Stony Stevenson writes to tell us that in celebration of the opening of the National Museum of Computing, members of the public are being challenged to take on a rebuilt version of Colossus, the world's first programmable digital computer. The Cipher Challenge will take two groups of amateur code breakers and pit them against one of the original Lorenz cipher machine used by the German High Command during World War II. "The encrypted teleprinter message will be transmitted by radio from colleagues in Paderborn, Germany, and intercepted at Bletchley Park by the two code-breaking groups, one using modern PCs and the other using the newly rebuilt Colossus Mark II."

2 of 95 comments (clear)

  1. Re:A real contest? by NeoSkink · · Score: 4, Interesting

    Z3 beat ENIAC by a couple of years.

    http://www.zib.de/zuse/Inhalt/Kommentare/Html/0684/universal2.html

  2. Re:A real contest? by McSnarf · · Score: 3, Interesting
    *The article doesn't explain how 1940s hardware competing with modern hardware is a remotely interesting contest.*

    I had the luck to visit the Bletchley Park facility earlier this year. (Are you a True Geek? Do the same. They need the money and I mean that.)

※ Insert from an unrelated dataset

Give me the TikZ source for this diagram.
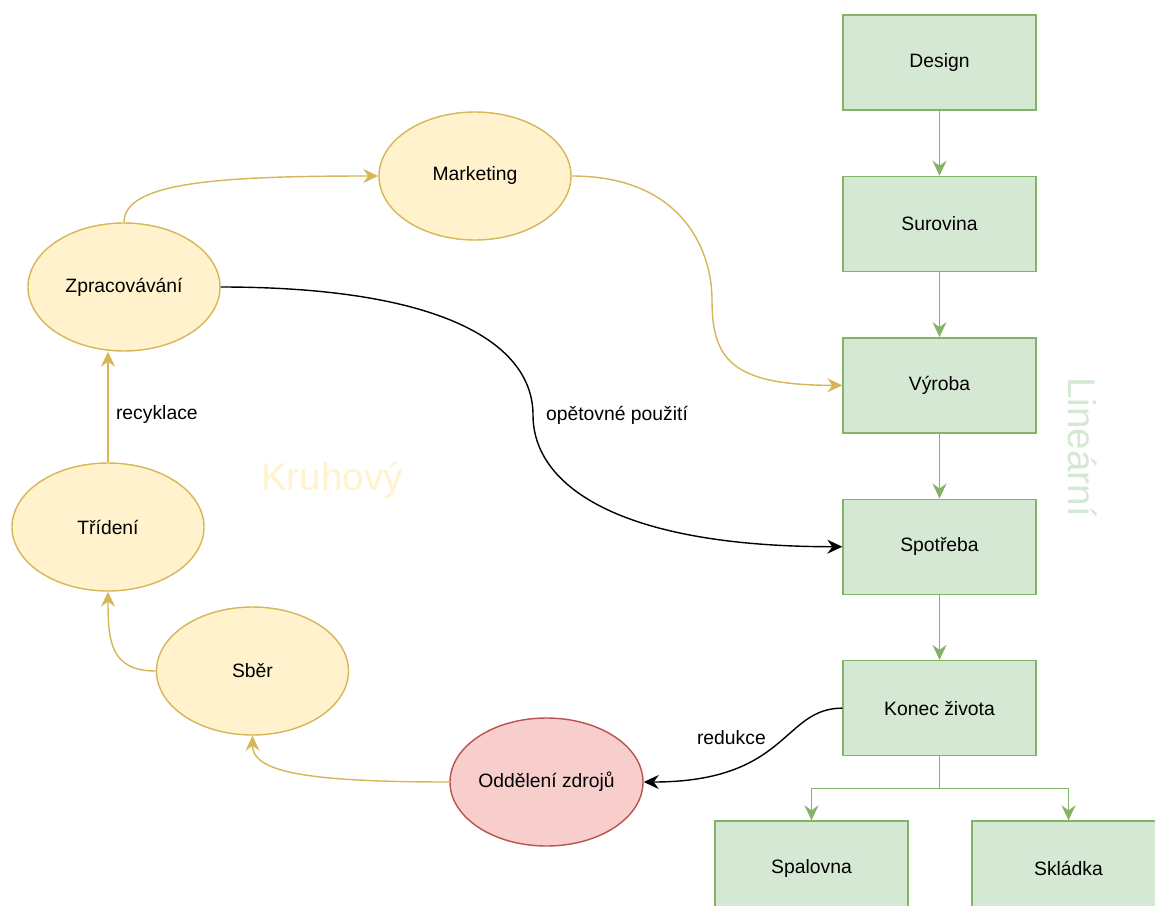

    That piece of '40s hardware might look like a crossbreed of a Wells time machine and a phone exchange, but it was (the replica is) incredibly fast. At one very specific task only, solving one of a class of problems. Do not overestimate the speed of a modern PC - it is kept back by years and years of inefficient programming. The people working on Colossus were Real Programmers of the first order (no quiche!). I'd expect the race to be pretty close.